**REQUIREMENT:** List all lines in the material below that contain "matplotlib".

○ ○ ○ ○ ○ ○ ○

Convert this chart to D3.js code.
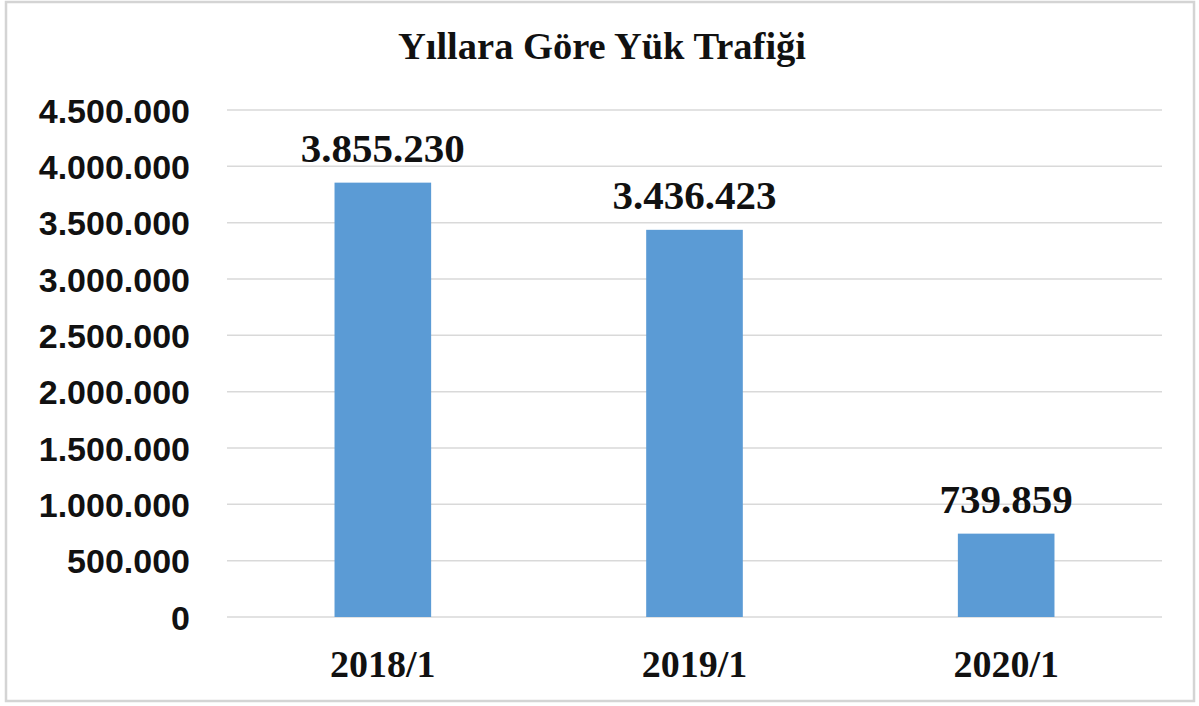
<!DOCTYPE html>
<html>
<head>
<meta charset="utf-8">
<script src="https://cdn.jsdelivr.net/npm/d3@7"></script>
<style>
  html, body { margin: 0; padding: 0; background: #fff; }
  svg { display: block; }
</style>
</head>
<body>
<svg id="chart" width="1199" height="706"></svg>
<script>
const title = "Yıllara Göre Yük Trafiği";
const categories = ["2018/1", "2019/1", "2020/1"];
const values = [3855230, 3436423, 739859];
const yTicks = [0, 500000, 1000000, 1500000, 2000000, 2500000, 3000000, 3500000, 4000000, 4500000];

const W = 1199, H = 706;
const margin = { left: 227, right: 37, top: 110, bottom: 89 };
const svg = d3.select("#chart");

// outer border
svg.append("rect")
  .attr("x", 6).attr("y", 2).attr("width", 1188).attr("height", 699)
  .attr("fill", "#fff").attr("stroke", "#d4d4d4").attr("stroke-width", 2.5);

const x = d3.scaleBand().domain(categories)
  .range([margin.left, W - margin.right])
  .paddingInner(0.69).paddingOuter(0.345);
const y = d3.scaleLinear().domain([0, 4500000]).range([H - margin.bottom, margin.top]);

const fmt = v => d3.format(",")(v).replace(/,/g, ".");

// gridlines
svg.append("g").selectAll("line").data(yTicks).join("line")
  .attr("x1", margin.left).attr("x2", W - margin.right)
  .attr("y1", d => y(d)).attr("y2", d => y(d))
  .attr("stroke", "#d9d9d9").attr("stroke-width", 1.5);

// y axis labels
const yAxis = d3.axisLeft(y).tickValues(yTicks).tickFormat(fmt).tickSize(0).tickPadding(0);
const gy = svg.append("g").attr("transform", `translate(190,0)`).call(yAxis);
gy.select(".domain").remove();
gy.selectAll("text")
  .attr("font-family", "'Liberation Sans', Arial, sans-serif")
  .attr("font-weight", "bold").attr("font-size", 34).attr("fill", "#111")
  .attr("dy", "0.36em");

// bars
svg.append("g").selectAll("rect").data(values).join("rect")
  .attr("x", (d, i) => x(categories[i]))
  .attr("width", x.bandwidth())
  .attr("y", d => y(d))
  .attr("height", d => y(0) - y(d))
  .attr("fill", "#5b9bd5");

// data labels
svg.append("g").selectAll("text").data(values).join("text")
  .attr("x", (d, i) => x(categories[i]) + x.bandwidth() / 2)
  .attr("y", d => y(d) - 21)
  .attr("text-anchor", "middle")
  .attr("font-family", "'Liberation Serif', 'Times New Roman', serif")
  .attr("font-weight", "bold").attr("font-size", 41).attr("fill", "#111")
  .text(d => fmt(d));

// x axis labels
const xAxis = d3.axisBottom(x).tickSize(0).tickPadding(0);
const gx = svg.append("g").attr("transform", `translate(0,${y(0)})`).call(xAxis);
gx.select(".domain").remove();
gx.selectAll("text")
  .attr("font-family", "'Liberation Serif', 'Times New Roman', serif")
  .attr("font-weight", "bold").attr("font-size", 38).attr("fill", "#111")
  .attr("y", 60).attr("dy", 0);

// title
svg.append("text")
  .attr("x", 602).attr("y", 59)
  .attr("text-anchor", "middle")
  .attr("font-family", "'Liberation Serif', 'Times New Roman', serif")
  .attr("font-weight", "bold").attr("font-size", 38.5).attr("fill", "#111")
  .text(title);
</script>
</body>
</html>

○ ○ ○ ○ ○ ○ ○

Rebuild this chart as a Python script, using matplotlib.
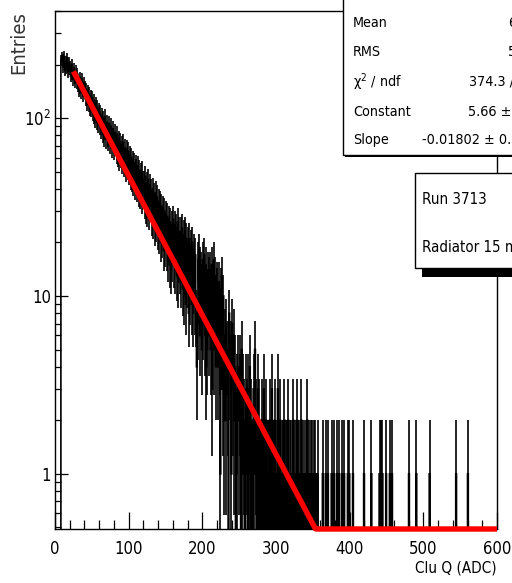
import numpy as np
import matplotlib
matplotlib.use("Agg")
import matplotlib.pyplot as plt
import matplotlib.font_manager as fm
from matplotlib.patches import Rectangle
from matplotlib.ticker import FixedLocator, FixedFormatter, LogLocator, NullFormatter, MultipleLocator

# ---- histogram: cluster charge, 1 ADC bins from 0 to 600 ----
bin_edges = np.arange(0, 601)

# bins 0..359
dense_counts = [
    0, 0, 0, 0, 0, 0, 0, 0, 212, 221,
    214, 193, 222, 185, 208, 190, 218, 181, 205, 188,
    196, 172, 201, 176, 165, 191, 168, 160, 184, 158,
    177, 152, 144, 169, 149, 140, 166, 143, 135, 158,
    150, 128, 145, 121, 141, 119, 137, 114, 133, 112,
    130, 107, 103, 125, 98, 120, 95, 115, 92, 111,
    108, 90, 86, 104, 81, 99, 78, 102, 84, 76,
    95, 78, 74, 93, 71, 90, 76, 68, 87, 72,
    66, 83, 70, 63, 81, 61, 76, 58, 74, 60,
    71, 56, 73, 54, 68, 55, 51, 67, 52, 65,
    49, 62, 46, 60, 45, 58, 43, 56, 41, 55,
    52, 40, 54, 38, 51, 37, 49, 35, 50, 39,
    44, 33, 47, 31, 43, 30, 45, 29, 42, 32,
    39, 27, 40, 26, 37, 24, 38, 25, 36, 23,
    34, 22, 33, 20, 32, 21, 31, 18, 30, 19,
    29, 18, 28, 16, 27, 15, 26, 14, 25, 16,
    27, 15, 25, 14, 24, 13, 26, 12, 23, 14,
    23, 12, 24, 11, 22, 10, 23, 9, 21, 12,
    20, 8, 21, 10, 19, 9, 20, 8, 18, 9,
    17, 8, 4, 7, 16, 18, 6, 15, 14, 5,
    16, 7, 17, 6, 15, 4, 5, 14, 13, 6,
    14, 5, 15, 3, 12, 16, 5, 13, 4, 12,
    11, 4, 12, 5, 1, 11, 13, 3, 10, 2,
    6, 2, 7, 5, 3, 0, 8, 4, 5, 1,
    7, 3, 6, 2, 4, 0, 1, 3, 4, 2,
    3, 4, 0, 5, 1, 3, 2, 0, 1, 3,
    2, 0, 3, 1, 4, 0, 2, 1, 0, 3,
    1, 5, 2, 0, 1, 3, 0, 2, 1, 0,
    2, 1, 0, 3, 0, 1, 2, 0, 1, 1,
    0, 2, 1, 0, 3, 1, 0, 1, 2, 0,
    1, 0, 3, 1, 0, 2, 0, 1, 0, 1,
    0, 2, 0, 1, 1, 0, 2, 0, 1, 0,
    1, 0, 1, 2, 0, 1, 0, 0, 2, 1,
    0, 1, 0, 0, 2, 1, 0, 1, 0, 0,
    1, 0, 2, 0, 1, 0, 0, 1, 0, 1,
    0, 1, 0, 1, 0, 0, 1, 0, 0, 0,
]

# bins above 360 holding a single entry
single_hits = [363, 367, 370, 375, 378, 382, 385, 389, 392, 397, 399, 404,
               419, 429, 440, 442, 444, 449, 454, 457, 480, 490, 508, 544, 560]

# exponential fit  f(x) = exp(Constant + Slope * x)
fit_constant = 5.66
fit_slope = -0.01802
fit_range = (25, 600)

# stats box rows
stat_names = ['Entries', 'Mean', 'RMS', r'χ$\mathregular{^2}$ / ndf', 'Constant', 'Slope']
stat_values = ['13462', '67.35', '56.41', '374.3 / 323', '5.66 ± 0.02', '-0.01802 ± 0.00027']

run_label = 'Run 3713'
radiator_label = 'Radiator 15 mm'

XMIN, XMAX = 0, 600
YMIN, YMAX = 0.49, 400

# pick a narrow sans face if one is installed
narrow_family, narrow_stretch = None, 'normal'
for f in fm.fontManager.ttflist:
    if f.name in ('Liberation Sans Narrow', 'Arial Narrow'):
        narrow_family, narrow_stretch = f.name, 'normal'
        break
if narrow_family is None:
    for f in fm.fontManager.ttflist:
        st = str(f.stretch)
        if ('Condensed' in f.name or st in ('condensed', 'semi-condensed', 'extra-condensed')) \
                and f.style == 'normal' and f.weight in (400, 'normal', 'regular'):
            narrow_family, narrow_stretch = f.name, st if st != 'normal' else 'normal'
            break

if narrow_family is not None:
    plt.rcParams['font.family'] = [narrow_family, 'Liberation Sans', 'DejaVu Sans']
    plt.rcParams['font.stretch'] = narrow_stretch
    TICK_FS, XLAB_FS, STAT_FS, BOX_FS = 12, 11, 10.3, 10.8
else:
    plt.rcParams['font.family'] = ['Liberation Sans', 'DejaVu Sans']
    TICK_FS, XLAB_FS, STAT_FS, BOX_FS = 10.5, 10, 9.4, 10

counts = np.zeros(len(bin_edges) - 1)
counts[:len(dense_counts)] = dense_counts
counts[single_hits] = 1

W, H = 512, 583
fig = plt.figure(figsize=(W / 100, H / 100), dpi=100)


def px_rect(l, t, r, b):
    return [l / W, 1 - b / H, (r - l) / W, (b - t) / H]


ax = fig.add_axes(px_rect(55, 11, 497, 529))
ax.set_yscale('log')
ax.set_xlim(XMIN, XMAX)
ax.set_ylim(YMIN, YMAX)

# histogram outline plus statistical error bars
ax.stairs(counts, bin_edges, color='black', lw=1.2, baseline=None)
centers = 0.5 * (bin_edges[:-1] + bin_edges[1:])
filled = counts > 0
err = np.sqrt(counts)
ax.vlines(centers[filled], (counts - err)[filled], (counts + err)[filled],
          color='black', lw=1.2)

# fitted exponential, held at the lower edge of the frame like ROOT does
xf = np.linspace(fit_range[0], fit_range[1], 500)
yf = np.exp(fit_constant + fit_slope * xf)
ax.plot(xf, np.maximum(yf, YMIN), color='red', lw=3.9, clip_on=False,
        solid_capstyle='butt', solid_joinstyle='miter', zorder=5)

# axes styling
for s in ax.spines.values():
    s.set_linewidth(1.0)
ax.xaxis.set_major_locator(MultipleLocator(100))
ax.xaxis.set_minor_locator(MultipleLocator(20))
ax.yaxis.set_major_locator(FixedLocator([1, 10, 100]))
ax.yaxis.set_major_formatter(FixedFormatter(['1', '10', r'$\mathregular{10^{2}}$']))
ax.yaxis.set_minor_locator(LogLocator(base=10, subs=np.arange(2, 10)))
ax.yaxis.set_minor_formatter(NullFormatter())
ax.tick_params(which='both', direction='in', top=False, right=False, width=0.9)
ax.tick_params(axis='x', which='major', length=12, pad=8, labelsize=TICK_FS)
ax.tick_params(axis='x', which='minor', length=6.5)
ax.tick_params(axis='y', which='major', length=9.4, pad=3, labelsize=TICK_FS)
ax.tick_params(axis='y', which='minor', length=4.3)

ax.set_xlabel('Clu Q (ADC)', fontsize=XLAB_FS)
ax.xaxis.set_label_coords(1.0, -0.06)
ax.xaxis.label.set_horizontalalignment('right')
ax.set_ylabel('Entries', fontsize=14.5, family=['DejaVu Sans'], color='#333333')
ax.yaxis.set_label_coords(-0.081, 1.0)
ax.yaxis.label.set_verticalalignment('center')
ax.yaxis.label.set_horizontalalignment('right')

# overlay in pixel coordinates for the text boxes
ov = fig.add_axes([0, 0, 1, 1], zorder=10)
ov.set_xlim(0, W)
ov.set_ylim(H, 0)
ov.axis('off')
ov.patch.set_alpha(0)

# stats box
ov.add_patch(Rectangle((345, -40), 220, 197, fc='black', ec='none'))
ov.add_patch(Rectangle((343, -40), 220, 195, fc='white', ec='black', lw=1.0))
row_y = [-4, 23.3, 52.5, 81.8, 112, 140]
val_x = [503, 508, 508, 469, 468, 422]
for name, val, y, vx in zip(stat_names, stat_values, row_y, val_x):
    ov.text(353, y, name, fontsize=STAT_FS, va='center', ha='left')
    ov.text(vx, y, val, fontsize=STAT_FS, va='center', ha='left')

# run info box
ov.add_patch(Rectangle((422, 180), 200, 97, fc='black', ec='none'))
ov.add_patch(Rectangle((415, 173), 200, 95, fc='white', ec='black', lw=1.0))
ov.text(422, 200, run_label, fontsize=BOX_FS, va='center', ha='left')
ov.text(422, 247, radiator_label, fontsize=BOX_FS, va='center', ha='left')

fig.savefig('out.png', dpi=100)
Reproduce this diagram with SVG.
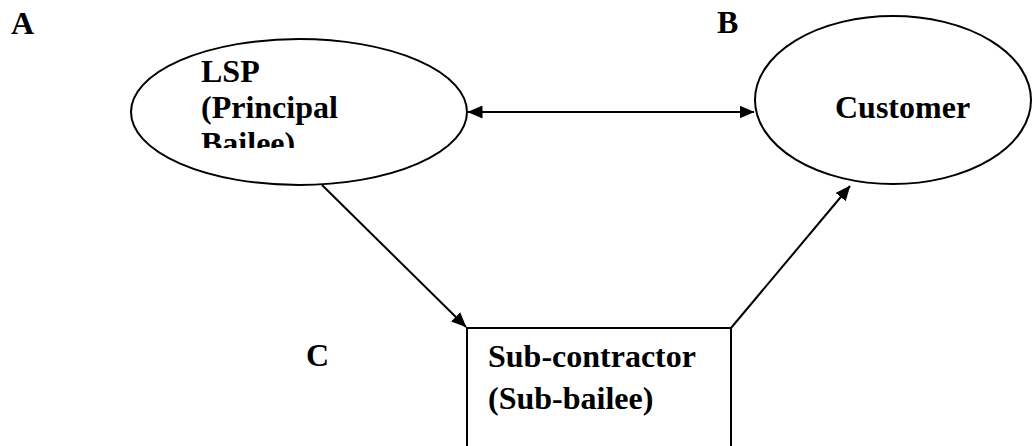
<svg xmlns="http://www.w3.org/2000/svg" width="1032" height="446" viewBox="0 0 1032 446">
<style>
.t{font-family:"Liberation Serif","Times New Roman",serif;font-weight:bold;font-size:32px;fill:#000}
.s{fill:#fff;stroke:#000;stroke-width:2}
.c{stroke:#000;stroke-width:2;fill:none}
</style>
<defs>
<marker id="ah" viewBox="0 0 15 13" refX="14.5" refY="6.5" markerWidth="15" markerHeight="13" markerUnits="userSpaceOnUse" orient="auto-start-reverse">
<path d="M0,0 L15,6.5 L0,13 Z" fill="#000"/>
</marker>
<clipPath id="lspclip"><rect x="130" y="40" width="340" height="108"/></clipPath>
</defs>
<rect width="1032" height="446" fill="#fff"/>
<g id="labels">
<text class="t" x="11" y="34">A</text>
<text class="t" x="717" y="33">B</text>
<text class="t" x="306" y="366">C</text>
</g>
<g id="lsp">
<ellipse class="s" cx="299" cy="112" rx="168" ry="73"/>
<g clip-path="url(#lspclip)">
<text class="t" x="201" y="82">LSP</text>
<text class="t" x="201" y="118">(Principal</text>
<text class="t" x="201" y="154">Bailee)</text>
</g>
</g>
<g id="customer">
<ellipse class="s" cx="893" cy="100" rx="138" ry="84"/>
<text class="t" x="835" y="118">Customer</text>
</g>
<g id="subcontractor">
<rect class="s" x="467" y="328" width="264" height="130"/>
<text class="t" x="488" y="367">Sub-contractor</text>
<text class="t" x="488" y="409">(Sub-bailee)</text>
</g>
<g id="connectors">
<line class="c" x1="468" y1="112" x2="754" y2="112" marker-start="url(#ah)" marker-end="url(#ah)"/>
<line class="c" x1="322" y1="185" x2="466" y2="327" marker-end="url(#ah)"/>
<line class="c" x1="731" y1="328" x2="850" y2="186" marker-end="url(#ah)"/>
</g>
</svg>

○ ○ ○ ○ ○ ○ ○

**RESULT FOR THIS TASK:**
Rebuild this chart as a Python script, using matplotlib.
import matplotlib
matplotlib.use("Agg")
import matplotlib.pyplot as plt
import matplotlib.font_manager as fm
from matplotlib.patches import Rectangle
from matplotlib.ticker import FixedLocator, FixedFormatter, LogLocator, NullFormatter, MultipleLocator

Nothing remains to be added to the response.